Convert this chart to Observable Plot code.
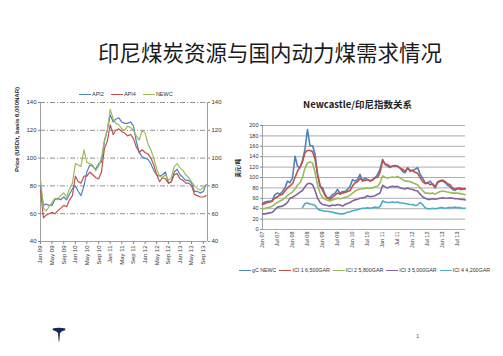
<!DOCTYPE html>
<html>
<head>
<meta charset="utf-8">
<script src="https://cdn.jsdelivr.net/npm/d3@7"></script>
<script src="https://cdn.jsdelivr.net/npm/@observablehq/plot@0.6"></script>
<style>
  body { margin: 0; background: #fff; }
  #slide { position: relative; width: 503px; height: 356px; background: #fff; overflow: hidden;
           font-family: "Liberation Sans", Arial, "Noto Sans CJK SC", sans-serif; }
  .abs { position: absolute; }
  .legend { display: flex; align-items: center; white-space: nowrap; color: #333; }
  .legend .item { display: flex; align-items: center; }
  .legend .sw { display: inline-block; height: 0; border-top-style: solid; margin-right: 1px; }
</style>
</head>
<body>
<div id="slide">
  <div class="abs" id="title" style="left:98px;top:41px;font-family:'Noto Sans CJK SC',sans-serif;font-size:21.5px;font-weight:400;color:#1a1a1a;line-height:1;">印尼煤炭资源与国内动力煤需求情况</div>
  <div class="abs legend" id="legL" style="left:79px;top:91px;font-size:5.5px;gap:7px;"></div>
  <div class="abs" id="chartL" style="left:0px;top:95px;"></div>
  <div class="abs" id="titleR" style="left:230px;top:100px;width:255px;text-align:center;font-family:'Noto Sans CJK SC',sans-serif;font-size:9.5px;font-weight:bold;color:#222;line-height:1;">Newcastle/印尼指数关系</div>
  <div class="abs" id="chartR" style="left:230px;top:115px;"></div>
  <div class="abs legend" id="legR" style="left:239px;top:267px;font-size:5.3px;gap:3px;"></div>
  <svg class="abs" style="left:52px;top:327px;" width="14" height="16" viewBox="0 0 14 16">
    <path d="M0.5 1.5 Q7 0 13.5 1.5 L13 3.2 Q9.5 4 8 6 L7.3 14.5 L6.7 14.5 L6 6 Q4.5 4 1 3.2 Z" fill="#14285a"/>
  </svg>
  <div class="abs" style="left:416px;top:333px;font-size:6px;color:#666;">1</div>
</div>
<script>
// ---------------- Left chart data (monthly, Jan 2009 – Oct 2013) ----------------
const leftStart = "2009-01";
const api2 = [80,66,67,66,66,70,71,70,72,70,74,78,
              80,76,73,80,90,95,94,92,96,97,112,120,
              131,126,128,129,126,125,125,126,123,112,104,101,
              100,99,96,91,88,87,88,90,82,83,90,92,
              88,86,84,84,82,76,76,75,76,81];
const api4 = [77,57,59,60,61,60,62,64,66,65,70,73,
              87,83,82,87,87,90,88,86,85,90,107,112,
              124,117,120,121,119,118,116,117,114,108,104,106,
              104,103,100,95,88,83,86,85,82,83,88,89,
              85,84,82,82,80,74,73,72,72,73];
const newc = [85,64,62,65,68,71,70,73,75,72,78,82,
              96,95,94,106,97,96,95,91,94,100,113,120,
              135,128,125,124,121,120,123,122,120,116,113,120,
              118,110,106,100,92,87,86,88,84,86,94,96,
              93,91,88,86,83,80,78,77,79,80];
const leftSeries = ["API2", "API4", "NEWC"];
const leftColors = ["#4f81bd", "#c0504d", "#9bbb59"];
const leftYTicks = [40, 60, 80, 100, 120, 140];
const leftXTickLabels = ["Jan 09","May 09","Sep 09","Jan 10","May 10","Sep 10","Jan 11","May 11",
                         "Sep 11","Jan 12","May 12","Sep 12","Jan 13","May 13","Sep 13"];
const leftYLabel = "Price (USD/t, basis 6,000NAR)";

// ---------------- Right chart data (monthly, Jan 2007 – Oct 2013) ----------------
const rightStart = "2007-01";
const gcNewc = [50,53,54,54,56,67,70,68,73,80,93,90,
                99,141,122,119,132,155,192,161,161,145,106,83,
                80,67,60,62,67,70,77,70,73,73,77,83,
                96,93,96,106,93,99,96,93,96,99,106,116,
                135,125,122,119,122,122,122,118,112,109,119,112,
                114,116,119,106,99,90,90,93,86,80,90,93,
                93,90,85,82,77,75,80,77,77,78];
const ici1 = [48,50,52,53,55,60,63,66,68,74,80,84,
              88,100,112,120,130,148,152,152,150,135,105,85,
              75,65,60,58,62,66,70,68,70,71,73,75,
              84,90,92,98,95,94,96,94,95,100,100,110,
              132,126,125,121,122,123,122,118,116,112,118,114,
              113,110,108,100,92,88,90,86,88,82,92,94,
              95,92,88,86,80,78,78,80,78,79];
const ici2 = [40,41,42,43,45,49,52,55,57,61,65,69,
              72,78,85,90,100,118,128,130,128,110,85,70,
              62,58,56,55,57,58,60,59,60,62,63,66,
              70,74,76,78,78,79,80,79,80,82,83,90,
              103,100,99,100,101,100,102,99,96,93,93,92,
              90,88,86,80,75,70,70,69,70,68,71,73,
              74,73,72,71,70,70,70,69,68,67];
const ici3 = [30,30,31,32,33,38,43,44,45,48,52,60,
              62,65,68,72,75,82,88,89,86,75,60,52,
              48,47,46,45,47,46,48,47,45,48,50,52,
              55,57,58,60,61,62,65,63,64,65,68,70,
              85,82,80,82,83,82,83,80,79,78,80,78,
              77,75,74,68,63,60,58,58,59,58,59,60,
              61,60,60,61,60,59,59,58,58,57];
const ici4 = [null,null,null,null,null,null,null,null,null,null,null,null,
              null,null,null,null,42,50,51,49,48,46,40,37,
              36,35,35,34,33,32,31,30,30,31,33,34,
              36,37,38,40,41,41,42,41,42,43,42,44,
              55,53,52,52,53,52,53,51,51,50,49,48,
              48,46,47,52,48,42,40,40,41,40,41,42,
              42,41,42,42,42,43,42,42,41,41];
const rightSeries = ["gC NEWC", "ICI 1 6,500GAR", "ICI 2 5,800GAR", "ICI 3 5,000GAR", "ICI 4 4,200GAR"];
const rightColors = ["#4f81bd", "#c0504d", "#9bbb59", "#8064a2", "#4bacc6"];
const rightYTicks = [0, 20, 40, 60, 80, 100, 120, 140, 160, 180, 200];
const rightXTickLabels = ["Jan 07","Jul 07","Jan 08","Jul 08","Jan 09","Jul 09","Jan 10",
                          "Jul 10","Jan 11","Jul 11","Jan 12","Jul 12","Jan 13","Jul 13"];
const rightYLabel = "美元/吨";

// ---------------- helpers ----------------
const parseMonth = d3.utcParse("%Y-%m");
const parseTick = d3.utcParse("%b %y");
function toTable(start, names, arrays) {
  const s = parseMonth(start);
  const rows = [];
  names.forEach((name, k) => {
    arrays[k].forEach((v, i) => {
      rows.push({date: d3.utcMonth.offset(s, i), value: v == null ? NaN : v, series: name});
    });
  });
  return rows;
}
const fmt = d3.utcFormat("%b %y");

// ---------------- Left chart ----------------
const leftData = toTable(leftStart, leftSeries, [api2, api4, newc]);
const lx0 = parseMonth("2009-01"), lx1 = new Date(Date.UTC(2013, 9, 15));
const leftTickDates = leftXTickLabels.map(parseTick);
const chartL = Plot.plot({
  width: 230, height: 178,
  marginTop: 7, marginBottom: 32, marginLeft: 40, marginRight: 23,
  style: {fontFamily: "'Liberation Sans', Arial, sans-serif", fontSize: "6px", color: "#333", background: "transparent", overflow: "visible"},
  x: {type: "utc", domain: [lx0, lx1]},
  y: {domain: [40, 140]},
  color: {domain: leftSeries, range: leftColors},
  marks: [
    Plot.ruleY(leftYTicks.slice(1), {stroke: "#444", strokeWidth: 0.6, strokeDasharray: "5,2,1,2"}),
    Plot.ruleY([40], {stroke: "#888", strokeWidth: 0.8}),
    Plot.ruleX([lx0, lx1], {stroke: "#888", strokeWidth: 0.8}),
    Plot.axisY({anchor: "left", ticks: leftYTicks, tickSize: 2, tickPadding: 2, label: null, stroke: "#888", fill: "#333"}),
    Plot.axisY({anchor: "right", ticks: leftYTicks, tickSize: 2, tickPadding: 2, label: null, stroke: "#888", fill: "#333"}),
    Plot.axisX({ticks: leftTickDates, tickFormat: fmt, tickRotate: -90, tickSize: 3, tickPadding: 1, label: null, stroke: "#888", fill: "#333"}),
    Plot.lineY(leftData, {x: "date", y: "value", stroke: "series", strokeWidth: 1.2, z: "series"}),
    Plot.text([leftYLabel], {frameAnchor: "left", rotate: -90, dx: -23, fontWeight: "bold", fontSize: 6, fill: "#222"})
  ]
});
document.getElementById("chartL").appendChild(chartL);

// ---------------- Right chart ----------------
const rightData = toTable(rightStart, rightSeries, [gcNewc, ici1, ici2, ici3, ici4]);
const rx0 = parseMonth("2007-01"), rx1 = new Date(Date.UTC(2013, 9, 5));
const rightTickDates = rightXTickLabels.map(parseTick);
const chartR = Plot.plot({
  width: 273, height: 134,
  marginTop: 10, marginBottom: 20, marginLeft: 32, marginRight: 38,
  style: {fontFamily: "'Liberation Sans', Arial, sans-serif", fontSize: "5.5px", color: "#333", background: "transparent", overflow: "visible"},
  x: {type: "utc", domain: [rx0, rx1]},
  y: {domain: [0, 200]},
  color: {domain: rightSeries, range: rightColors},
  marks: [
    Plot.ruleY(rightYTicks, {stroke: "#888", strokeWidth: 0.7}),
    Plot.ruleX([rx0], {stroke: "#888", strokeWidth: 0.8}),
    Plot.axisY({anchor: "left", ticks: rightYTicks, tickSize: 2, tickPadding: 2, label: null, stroke: "#888", fill: "#333"}),
    Plot.axisX({ticks: rightTickDates, tickFormat: fmt, tickRotate: -90, tickSize: 0, tickPadding: 2, label: null, fill: "#333"}),
    Plot.lineY(rightData, {x: "date", y: "value", stroke: "series", strokeWidth: 1.6, z: "series"}),
    Plot.text([rightYLabel], {frameAnchor: "left", rotate: -90, dx: -24, fontWeight: "bold", fontSize: 5.5, fill: "#222", fontFamily: "'Noto Sans CJK SC', sans-serif"})
  ]
});
document.getElementById("chartR").appendChild(chartR);

// ---------------- Legends ----------------
function buildLegend(el, names, colors, swW, swH) {
  names.forEach((n, i) => {
    const it = document.createElement("span");
    it.className = "item";
    const sw = document.createElement("span");
    sw.className = "sw";
    sw.style.width = swW + "px";
    sw.style.borderTopWidth = swH + "px";
    sw.style.borderTopColor = colors[i];
    it.appendChild(sw);
    it.appendChild(document.createTextNode(n));
    el.appendChild(it);
  });
}
buildLegend(document.getElementById("legL"), leftSeries, leftColors, 12, 1);
buildLegend(document.getElementById("legR"), rightSeries, rightColors, 12, 1);
</script>
</body>
</html>
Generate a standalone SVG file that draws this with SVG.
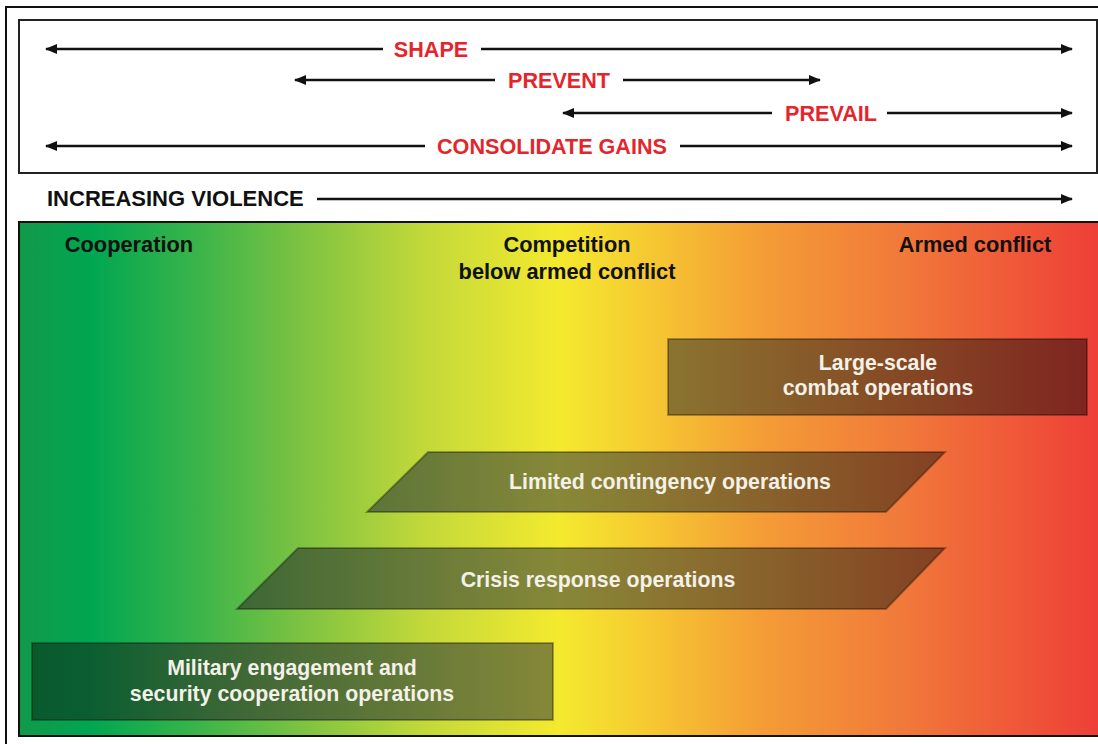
<svg xmlns="http://www.w3.org/2000/svg" width="1098" height="744" viewBox="0 0 1098 744">
<defs>
<style>
.red{font-family:"Liberation Sans",Arial,sans-serif;font-weight:bold;font-size:21.6px;fill:#e4262c;text-anchor:middle}
.blk{font-family:"Liberation Sans",Arial,sans-serif;font-weight:bold;font-size:22px;fill:#111}
.hdr{font-family:"Liberation Sans",Arial,sans-serif;font-weight:bold;font-size:21.8px;fill:#111;text-anchor:middle}
.wt{font-family:"Liberation Sans",Arial,sans-serif;font-weight:bold;font-size:21.3px;fill:#f4f1e8;text-anchor:middle}
.ln{stroke:#111;stroke-width:2.7;fill:none}
.box{fill:url(#shade);stroke:#000;stroke-opacity:0.3;stroke-width:2}
</style>
<marker id="ah" viewBox="0 0 12 10" refX="11" refY="5" markerWidth="12" markerHeight="10" markerUnits="userSpaceOnUse" orient="auto-start-reverse">
<path d="M0,0 L12,5 L0,10 Z" fill="#111"/>
</marker>
<linearGradient id="bg" gradientUnits="userSpaceOnUse" x1="19" y1="0" x2="1098" y2="0">
<stop offset="0" stop-color="#12994a"/>
<stop offset="0.066" stop-color="#00a651"/>
<stop offset="0.17" stop-color="#3db54a"/>
<stop offset="0.26" stop-color="#7cc242"/>
<stop offset="0.372" stop-color="#c1d83a"/>
<stop offset="0.5" stop-color="#f4ea2e"/>
<stop offset="0.585" stop-color="#f6c832"/>
<stop offset="0.687" stop-color="#f49d36"/>
<stop offset="0.816" stop-color="#f17a3a"/>
<stop offset="1" stop-color="#ee3f37"/>
</linearGradient>
<linearGradient id="shade" gradientUnits="userSpaceOnUse" x1="19" y1="0" x2="1098" y2="0">
<stop offset="0" stop-color="#085a2d"/>
<stop offset="0.066" stop-color="#0b5e31"/>
<stop offset="0.2" stop-color="#3d6736"/>
<stop offset="0.37" stop-color="#677a39"/>
<stop offset="0.5" stop-color="#878838"/>
<stop offset="0.6" stop-color="#8a7431"/>
<stop offset="0.8" stop-color="#864c25"/>
<stop offset="1" stop-color="#7e2320"/>
</linearGradient>
</defs>
<rect width="1098" height="744" fill="#fff"/>
<path d="M6,744 V7 H1098" fill="none" stroke="#111" stroke-width="2"/>
<rect x="19" y="20" width="1078" height="153" fill="#fff" stroke="#222" stroke-width="2"/>
<rect x="19" y="222" width="1080" height="514" fill="url(#bg)" stroke="#111" stroke-width="2"/>

<g id="connectors">
<line class="ln" x1="383" y1="49" x2="46" y2="49" marker-end="url(#ah)"/>
<line class="ln" x1="481" y1="49" x2="1072" y2="49" marker-end="url(#ah)"/>
<line class="ln" x1="495" y1="80" x2="295" y2="80" marker-end="url(#ah)"/>
<line class="ln" x1="623" y1="80" x2="820" y2="80" marker-end="url(#ah)"/>
<line class="ln" x1="772" y1="113" x2="563" y2="113" marker-end="url(#ah)"/>
<line class="ln" x1="887" y1="113" x2="1072" y2="113" marker-end="url(#ah)"/>
<line class="ln" x1="425" y1="146" x2="46" y2="146" marker-end="url(#ah)"/>
<line class="ln" x1="680" y1="146" x2="1072" y2="146" marker-end="url(#ah)"/>
<line class="ln" x1="317" y1="199" x2="1072" y2="199" marker-end="url(#ah)"/>
</g>

<g id="labels">
<text class="red" x="431" y="57">SHAPE</text>
<text class="red" x="559" y="88">PREVENT</text>
<text class="red" x="831" y="121">PREVAIL</text>
<text class="red" x="552" y="154">CONSOLIDATE GAINS</text>
<text class="blk" x="47" y="206">INCREASING VIOLENCE</text>
<text class="hdr" x="129" y="252">Cooperation</text>
<text class="hdr" x="567" y="252">Competition</text>
<text class="hdr" x="567" y="279">below armed conflict</text>
<text class="hdr" x="975" y="252">Armed conflict</text>
</g>

<g id="node-large-scale">
<rect class="box" x="668" y="339" width="419" height="76"/>
<text class="wt" x="878" y="370">Large-scale</text>
<text class="wt" x="878" y="395">combat operations</text>
</g>
<g id="node-limited">
<polygon class="box" points="428,452 945,452 886,512 367,512"/>
<text class="wt" x="670" y="489">Limited contingency operations</text>
</g>
<g id="node-crisis">
<polygon class="box" points="298,548 945,548 886,609 237,609"/>
<text class="wt" x="598" y="587">Crisis response operations</text>
</g>
<g id="node-military">
<rect class="box" x="32" y="643" width="521" height="77"/>
<text class="wt" x="292" y="675">Military engagement and</text>
<text class="wt" x="292" y="701">security cooperation operations</text>
</g>
</svg>
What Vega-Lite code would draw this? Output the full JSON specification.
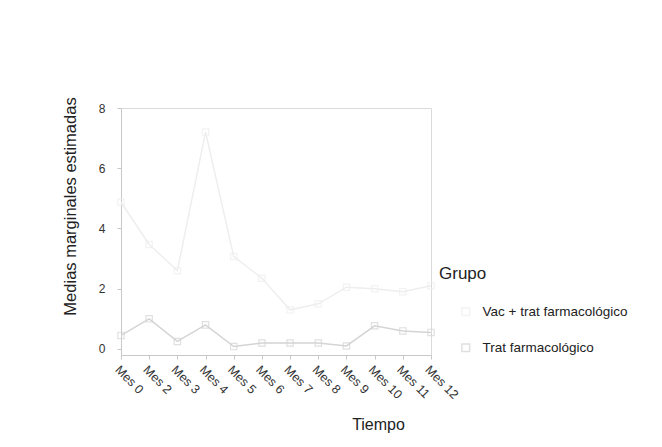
{
  "$schema": "https://vega.github.io/schema/vega-lite/v6.json",
  "autosize": "none",
  "width": 310,
  "height": 247,
  "padding": {"left": 121, "top": 108, "right": 231, "bottom": 92},
  "background": "white",
  "config": {
    "font": "Liberation Sans",
    "view": {"stroke": "#dadada", "strokeWidth": 1},
    "axis": {
      "labelFont": "Liberation Sans",
      "titleFont": "Liberation Sans",
      "labelColor": "#333333",
      "titleColor": "#222222",
      "titleFontWeight": "normal",
      "domainColor": "#c8c8c8",
      "tickColor": "#c8c8c8",
      "grid": false
    }
  },
  "data": {
    "values": [
      {"mes": "Mes 0", "grupo": "Trat farmacológico", "media": 0.45},
      {"mes": "Mes 2", "grupo": "Trat farmacológico", "media": 1.0},
      {"mes": "Mes 3", "grupo": "Trat farmacológico", "media": 0.25},
      {"mes": "Mes 4", "grupo": "Trat farmacológico", "media": 0.8},
      {"mes": "Mes 5", "grupo": "Trat farmacológico", "media": 0.08},
      {"mes": "Mes 6", "grupo": "Trat farmacológico", "media": 0.2},
      {"mes": "Mes 7", "grupo": "Trat farmacológico", "media": 0.2},
      {"mes": "Mes 8", "grupo": "Trat farmacológico", "media": 0.2},
      {"mes": "Mes 9", "grupo": "Trat farmacológico", "media": 0.1},
      {"mes": "Mes 10", "grupo": "Trat farmacológico", "media": 0.77},
      {"mes": "Mes 11", "grupo": "Trat farmacológico", "media": 0.6},
      {"mes": "Mes 12", "grupo": "Trat farmacológico", "media": 0.55},
      {"mes": "Mes 0", "grupo": "Vac + trat farmacológico", "media": 4.87},
      {"mes": "Mes 2", "grupo": "Vac + trat farmacológico", "media": 3.47},
      {"mes": "Mes 3", "grupo": "Vac + trat farmacológico", "media": 2.6},
      {"mes": "Mes 4", "grupo": "Vac + trat farmacológico", "media": 7.2},
      {"mes": "Mes 5", "grupo": "Vac + trat farmacológico", "media": 3.07},
      {"mes": "Mes 6", "grupo": "Vac + trat farmacológico", "media": 2.35},
      {"mes": "Mes 7", "grupo": "Vac + trat farmacológico", "media": 1.3},
      {"mes": "Mes 8", "grupo": "Vac + trat farmacológico", "media": 1.5},
      {"mes": "Mes 9", "grupo": "Vac + trat farmacológico", "media": 2.05},
      {"mes": "Mes 10", "grupo": "Vac + trat farmacológico", "media": 2.0},
      {"mes": "Mes 11", "grupo": "Vac + trat farmacológico", "media": 1.9},
      {"mes": "Mes 12", "grupo": "Vac + trat farmacológico", "media": 2.1}
    ]
  },
  "encoding": {
    "x": {
      "field": "mes",
      "type": "ordinal",
      "sort": ["Mes 0", "Mes 2", "Mes 3", "Mes 4", "Mes 5", "Mes 6", "Mes 7", "Mes 8", "Mes 9", "Mes 10", "Mes 11", "Mes 12"],
      "scale": {"type": "point", "padding": 0},
      "axis": {
        "title": "Tiempo",
        "titleFontSize": 16,
        "titleX": 257,
        "titleY": 69,
        "titleBaseline": "middle",
        "titleAlign": "center",
        "labelAngle": 45,
        "labelAlign": "left",
        "labelBaseline": "top",
        "labelFontSize": 12.5,
        "labelPadding": 4,
        "tickSize": 4
      }
    },
    "y": {
      "field": "media",
      "type": "quantitative",
      "scale": {"domain": [-0.2, 8], "nice": false, "zero": false},
      "axis": {
        "title": "Medias marginales estimadas",
        "titleFontSize": 16.5,
        "titleX": -51,
        "titleY": 98,
        "titleAngle": -90,
        "titleAlign": "center",
        "titleBaseline": "middle",
        "values": [0, 2, 4, 6, 8],
        "labelFontSize": 12,
        "labelPadding": 12,
        "tickSize": 4
      }
    },
    "color": {
      "field": "grupo",
      "type": "nominal",
      "scale": {
        "domain": ["Vac + trat farmacológico", "Trat farmacológico"],
        "range": ["#eeeeee", "#d4d4d4"]
      },
      "legend": {
        "title": "Grupo",
        "orient": "none",
        "legendX": 318,
        "legendY": 158,
        "titleFontSize": 17,
        "titleFontWeight": "normal",
        "titleColor": "#222222",
        "titlePadding": 22,
        "labelFontSize": 13.5,
        "labelColor": "#222222",
        "labelOffset": 10,
        "symbolOffset": 20,
        "rowPadding": 21,
        "symbolType": "square",
        "symbolSize": 60,
        "symbolFillColor": "white"
      }
    }
  },
  "layer": [
    {"mark": {"type": "line", "strokeWidth": 1.5}},
    {"mark": {"type": "point", "shape": "square", "filled": false, "size": 40, "strokeWidth": 1.2}}
  ]
}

════════════════════

Filter the entries down to the lines with the word "this" in them.

Convert this chart to Observable Plot code.
Generate a standalone SVG file that draws this with SVG.
What Vega-Lite code would draw this? Output the full JSON specification.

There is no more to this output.